━━ EXCERPTED DATA

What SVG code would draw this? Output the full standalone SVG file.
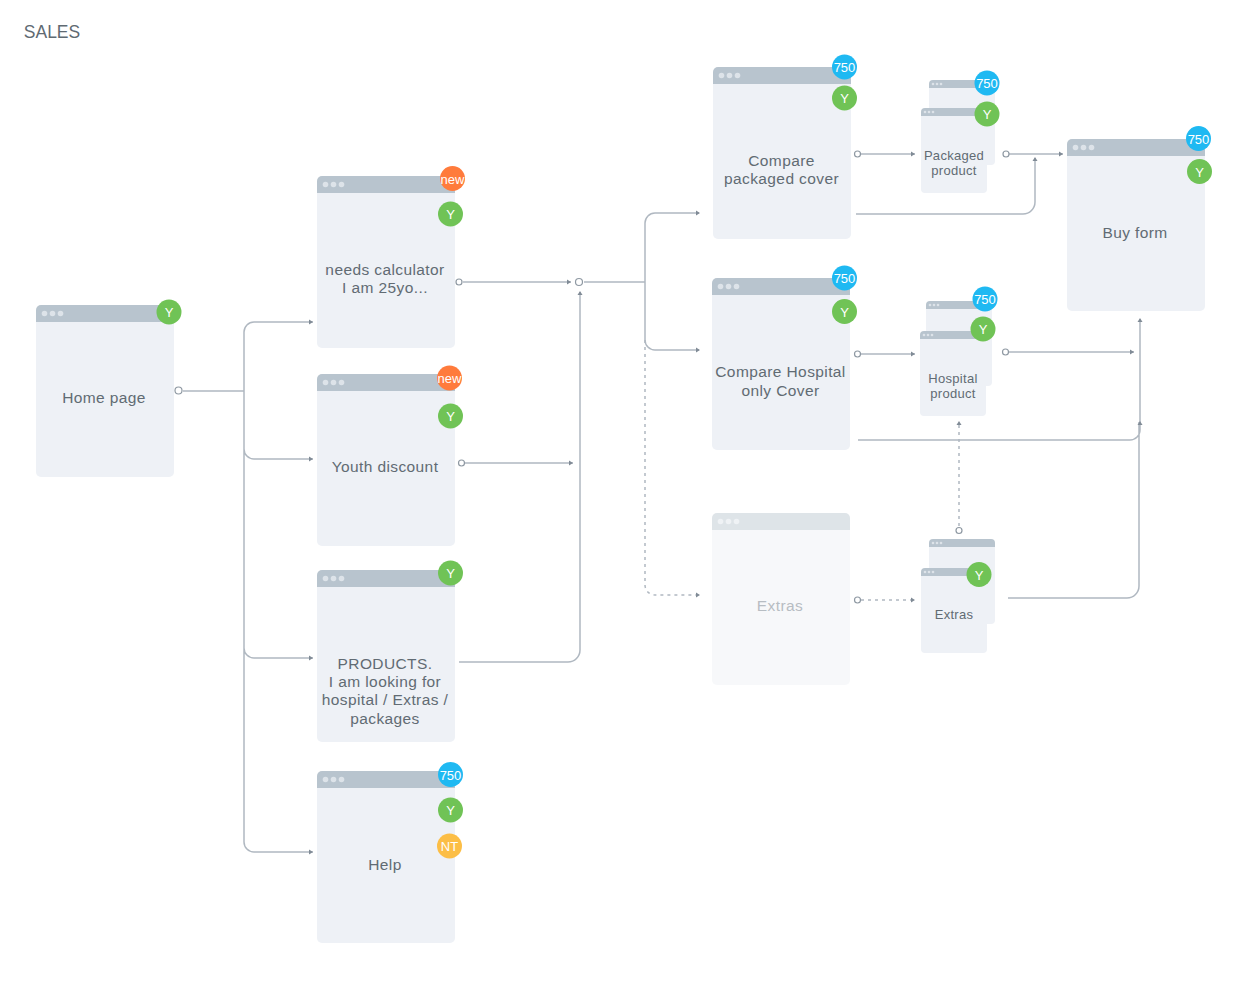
<svg xmlns="http://www.w3.org/2000/svg" width="1256" height="1004" viewBox="0 0 1256 1004">
<style>
text{font-family:"Liberation Sans",Arial,sans-serif;fill:#616b73;text-anchor:middle}
.l{font-size:15.500px;letter-spacing:.4px}
.s{font-size:13px;letter-spacing:.3px}
.body{fill:#eef1f6}
.head{fill:#b8c4ce}
.dot{fill:#dde3e9}
.c{fill:none;stroke:#b0b8c1;stroke-width:1.500}
.d{fill:none;stroke:#b0b8c1;stroke-width:1.500;stroke-dasharray:3 4}
.o{fill:#fff;stroke:#8f99a3;stroke-width:1.200}
.a{fill:#808b96}
.b text{fill:#fff;font-size:13px}
.g{fill:#70c356}.u{fill:#1fb9f2}.r{fill:#ff7b3c}.y{fill:#fcbe46}
</style>
<defs>
<g id="big"><path class="body" d="M0 17H138V167a5 5 0 0 1-5 5H5a5 5 0 0 1-5-5Z"/><path class="head" d="M5 0H133a5 5 0 0 1 5 5V17H0V5a5 5 0 0 1 5-5Z"/><circle class="dot" cx="8.500" cy="8.500" r="2.800"/><circle class="dot" cx="16.500" cy="8.500" r="2.800"/><circle class="dot" cx="24.500" cy="8.500" r="2.800"/></g>
<g id="small"><path class="body" d="M0 8H66V81a4 4 0 0 1-4 4H4a4 4 0 0 1-4-4Z"/><path class="head" d="M4 0H62a4 4 0 0 1 4 4V8H0V4a4 4 0 0 1 4-4Z"/><circle class="dot" cx="4" cy="4" r="1.300"/><circle class="dot" cx="8" cy="4" r="1.300"/><circle class="dot" cx="12" cy="4" r="1.300"/></g>
</defs>
<text x="52" y="38" style="font-size:17.500px;fill:#5f6a72">SALES</text>
<g id="connectors">
<path class="c" d="M183 391H244M313 322H254a10 10 0 0 0-10 10V842a10 10 0 0 0 10 10H313M244 449a10 10 0 0 0 10 10H313M244 648a10 10 0 0 0 10 10H313"/>
<path class="c" d="M463 282H571M584 282H645M699 213H655a10 10 0 0 0-10 10V340a10 10 0 0 0 10 10H699M463 463H573M459 662H568a12 12 0 0 0 12-12V292"/>
<path class="d" d="M645 340V585a10 10 0 0 0 10 10H699"/>
<path class="c" d="M861 154H915M1008 154H1063M856 214H1023a12 12 0 0 0 12-12V158M861 354H915M1009 352H1134M858 440H1130a10 10 0 0 0 10-10V319M1008 598H1127a12 12 0 0 0 12-12V422"/>
<path class="d" d="M861 600H915M959 526V421"/>
<g class="a"><path d="M313 322l-4-2.500v5ZM313 459l-4-2.500v5ZM313 658l-4-2.500v5ZM313 852l-4-2.500v5ZM571 282l-4-2.500v5ZM573 463l-4-2.500v5ZM700 213l-4-2.500v5ZM700 350l-4-2.500v5ZM700 595l-4-2.500v5ZM915 154l-4-2.500v5ZM1063 154l-4-2.500v5ZM915 354l-4-2.500v5ZM1134 352l-4-2.500v5ZM915 600l-4-2.500v5ZM580 291l-2.500 4h5ZM1035 157l-2.500 4h5ZM1140 318l-2.500 4h5ZM1140 421l-2.500 4h5ZM959 421l-2.500 4h5Z"/></g>
<circle class="o" cx="178.500" cy="390.500" r="3.500"/><circle class="o" cx="459" cy="282" r="3"/><circle class="o" cx="579" cy="282" r="3.500"/><circle class="o" cx="461.500" cy="463" r="3"/><circle class="o" cx="857.500" cy="154" r="3"/><circle class="o" cx="1006" cy="154" r="3"/><circle class="o" cx="857.500" cy="354" r="3"/><circle class="o" cx="1005.500" cy="352" r="3"/><circle class="o" cx="857.500" cy="600" r="3"/><circle class="o" cx="959" cy="530.500" r="3"/>
</g>
<g id="home"><use href="#big" x="36" y="305"/><text class="l" x="104" y="403">Home page</text><g class="b"><circle class="g" cx="169" cy="312" r="12.500"/><text x="169" y="317">Y</text></g></g>
<g id="needs"><use href="#big" x="317" y="176"/><text class="l" x="385" y="275">needs calculator</text><text class="l" x="385" y="293">I am 25yo...</text><g class="b"><circle class="r" cx="452.500" cy="178.500" r="12.500"/><text x="452.500" y="183.500">new</text><circle class="g" cx="450.500" cy="214" r="12.500"/><text x="450.500" y="219">Y</text></g></g>
<g id="youth"><use href="#big" x="317" y="374"/><text class="l" x="385" y="472">Youth discount</text><g class="b"><circle class="r" cx="449.500" cy="378" r="12.500"/><text x="449.500" y="383">new</text><circle class="g" cx="450.500" cy="416" r="12.500"/><text x="450.500" y="421">Y</text></g></g>
<g id="products"><use href="#big" x="317" y="570"/><text class="l" x="385" y="669">PRODUCTS.</text><text class="l" x="385" y="687">I am looking for</text><text class="l" x="385" y="705">hospital / Extras /</text><text class="l" x="385" y="724">packages</text><g class="b"><circle class="g" cx="450.500" cy="573" r="12.500"/><text x="450.500" y="578">Y</text></g></g>
<g id="help"><use href="#big" x="317" y="771"/><text class="l" x="385" y="870">Help</text><g class="b"><circle class="u" cx="450.500" cy="774.500" r="12.500"/><text x="450.500" y="779.500">750</text><circle class="g" cx="450.500" cy="810" r="12.500"/><text x="450.500" y="815">Y</text><circle class="y" cx="449.500" cy="846" r="12.500"/><text x="449.500" y="851">NT</text></g></g>
<g id="compare-packaged"><use href="#big" x="713" y="67"/><text class="l" x="781.500" y="166">Compare</text><text class="l" x="781.500" y="184">packaged cover</text><g class="b"><circle class="u" cx="844.500" cy="67" r="12.500"/><text x="844.500" y="72">750</text><circle class="g" cx="844.500" cy="98" r="12.500"/><text x="844.500" y="103">Y</text></g></g>
<g id="compare-hospital"><use href="#big" x="712" y="278"/><text class="l" x="780.500" y="377">Compare Hospital</text><text class="l" x="780.500" y="396">only Cover</text><g class="b"><circle class="u" cx="844.500" cy="278" r="12.500"/><text x="844.500" y="283">750</text><circle class="g" cx="844.500" cy="311.500" r="12.500"/><text x="844.500" y="316.500">Y</text></g></g>
<g id="extras-page"><g opacity=".45"><use href="#big" x="712" y="513"/></g><text class="l" x="780" y="611" style="fill:#b7bdc3">Extras</text></g>
<g id="buy"><use href="#big" x="1067" y="139"/><text class="l" x="1135" y="238">Buy form</text><g class="b"><circle class="u" cx="1198.500" cy="138.500" r="12.500"/><text x="1198.500" y="143.500">750</text><circle class="g" cx="1199.500" cy="171.500" r="12.500"/><text x="1199.500" y="176.500">Y</text></g></g>
<g id="packaged"><use href="#small" x="929" y="80"/><use href="#small" x="921" y="108"/><text class="s" x="954" y="160">Packaged</text><text class="s" x="954" y="175">product</text><g class="b"><circle class="u" cx="987" cy="83" r="12.500"/><text x="987" y="88">750</text><circle class="g" cx="987" cy="114" r="12.500"/><text x="987" y="119">Y</text></g></g>
<g id="hospital"><use href="#small" x="926" y="301"/><use href="#small" x="920" y="331"/><text class="s" x="953" y="383">Hospital</text><text class="s" x="953" y="398">product</text><g class="b"><circle class="u" cx="985" cy="299" r="12.500"/><text x="985" y="304">750</text><circle class="g" cx="983" cy="329" r="12.500"/><text x="983" y="334">Y</text></g></g>
<g id="extras"><use href="#small" x="929" y="539"/><use href="#small" x="921" y="568"/><text class="s" x="954" y="619">Extras</text><g class="b"><circle class="g" cx="979" cy="574.500" r="12.500"/><text x="979" y="579.500">Y</text></g></g>
</svg>
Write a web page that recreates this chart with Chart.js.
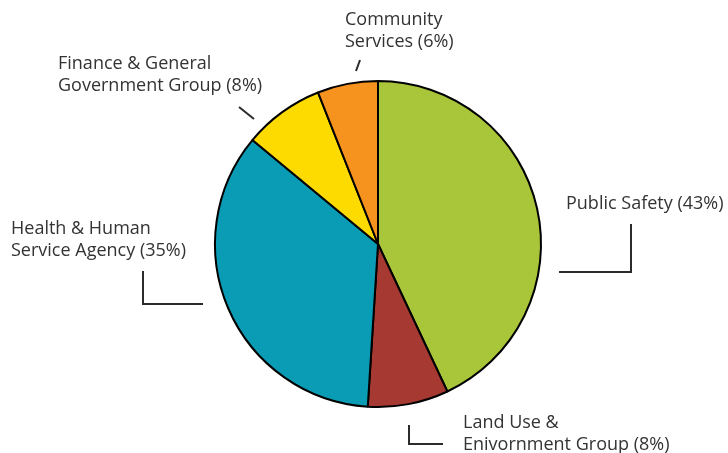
<!DOCTYPE html>
<html>
<head>
<meta charset="utf-8">
<script src="https://cdn.jsdelivr.net/npm/chart.js@4.4.1/dist/chart.umd.min.js"></script>
<style>
  html, body { margin: 0; padding: 0; background: #fff; }
  #wrap { width: 728px; height: 453px; }
</style>
</head>
<body>
<div id="wrap"><canvas id="grafico_pizza"></canvas></div>
<script>
const ctx = document.getElementById('grafico_pizza')

// dados
const labels = [
  'Public Safety',
  'Land Use & Enivornment Group',
  'Health & Human Service Agency',
  'Finance & General Government Group',
  'Community Services'
]
const values = [43, 8, 35, 8, 6]
const colors = ['#a9c63b', '#a63a33', '#0a9bb5', '#fddb00', '#f6921e']

// texto dos rótulos (quebrado em linhas) e posição relativa ao centro da pizza
const labelLines = [
  ['Public Safety (43%)'],
  ['Land Use &', 'Enivornment Group (8%)'],
  ['Health & Human', 'Service Agency (35%)'],
  ['Finance & General', 'Government Group (8%)'],
  ['Community', 'Services (6%)']
]
const labelPos = [[188, -40], [85, 179], [-367, -15], [-320, -180], [-33, -224]]
const leaders = [
  [[181, 28], [253, 28], [253, -20]],
  [[31, 181], [31, 200], [65, 200]],
  [[-235, 27], [-235, 60], [-175, 60]],
  [[-139, -137], [-124, -125]],
  [[-22, -173], [-18, -184]]
]

const calloutPlugin = {
  id: 'callouts',
  afterDraw(chart) {
    const arc = chart.getDatasetMeta(0).data[0]
    if (!arc) return
    const cx = arc.x, cy = arc.y
    const c = chart.ctx
    c.save()
    c.fillStyle = '#333'
    c.strokeStyle = '#2b2b2b'
    c.lineWidth = 2
    c.font = '18px "Open Sans", sans-serif'
    c.textAlign = 'left'
    c.textBaseline = 'middle'
    labelLines.forEach((lines, i) => {
      lines.forEach((t, k) => {
        c.fillText(t, cx + labelPos[i][0], cy + labelPos[i][1] + k * 22)
      })
      const pts = leaders[i]
      c.beginPath()
      c.moveTo(cx + pts[0][0], cy + pts[0][1])
      for (let k = 1; k < pts.length; k++) c.lineTo(cx + pts[k][0], cy + pts[k][1])
      c.stroke()
    })
    c.restore()
  }
}

const data = {
  labels,
  datasets: [{
    data: values,
    backgroundColor: colors,
    borderColor: '#000',
    borderWidth: 2
  }]
}

const config = {
  type: 'pie',
  data,
  options: {
    responsive: true,
    maintainAspectRatio: false,
    animation: false,
    layout: { padding: { top: 80, bottom: 45, left: 200, right: 172 } },
    plugins: {
      legend: { display: false },
      tooltip: { enabled: false }
    }
  },
  plugins: [calloutPlugin]
}

const graph = new Chart(ctx, config)
</script>
</body>
</html>
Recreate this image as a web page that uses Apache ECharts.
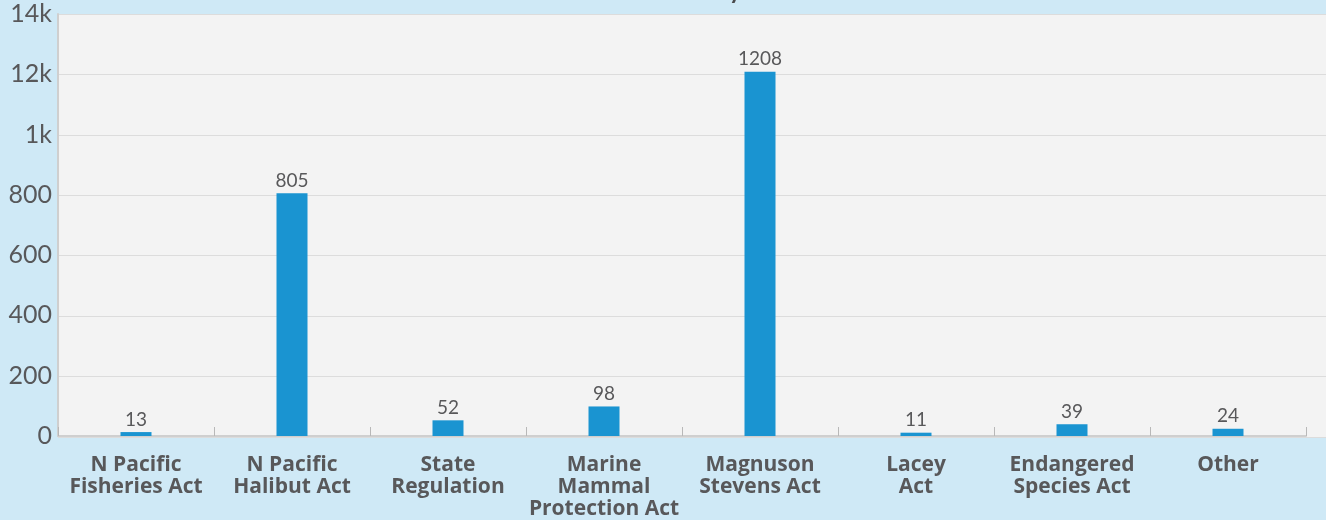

━━━━

PROBLEM =>
Count how many lines of the material hold the string "this". Give the number and nothing more.

SOLUTION TO THE PROBLEM =>
3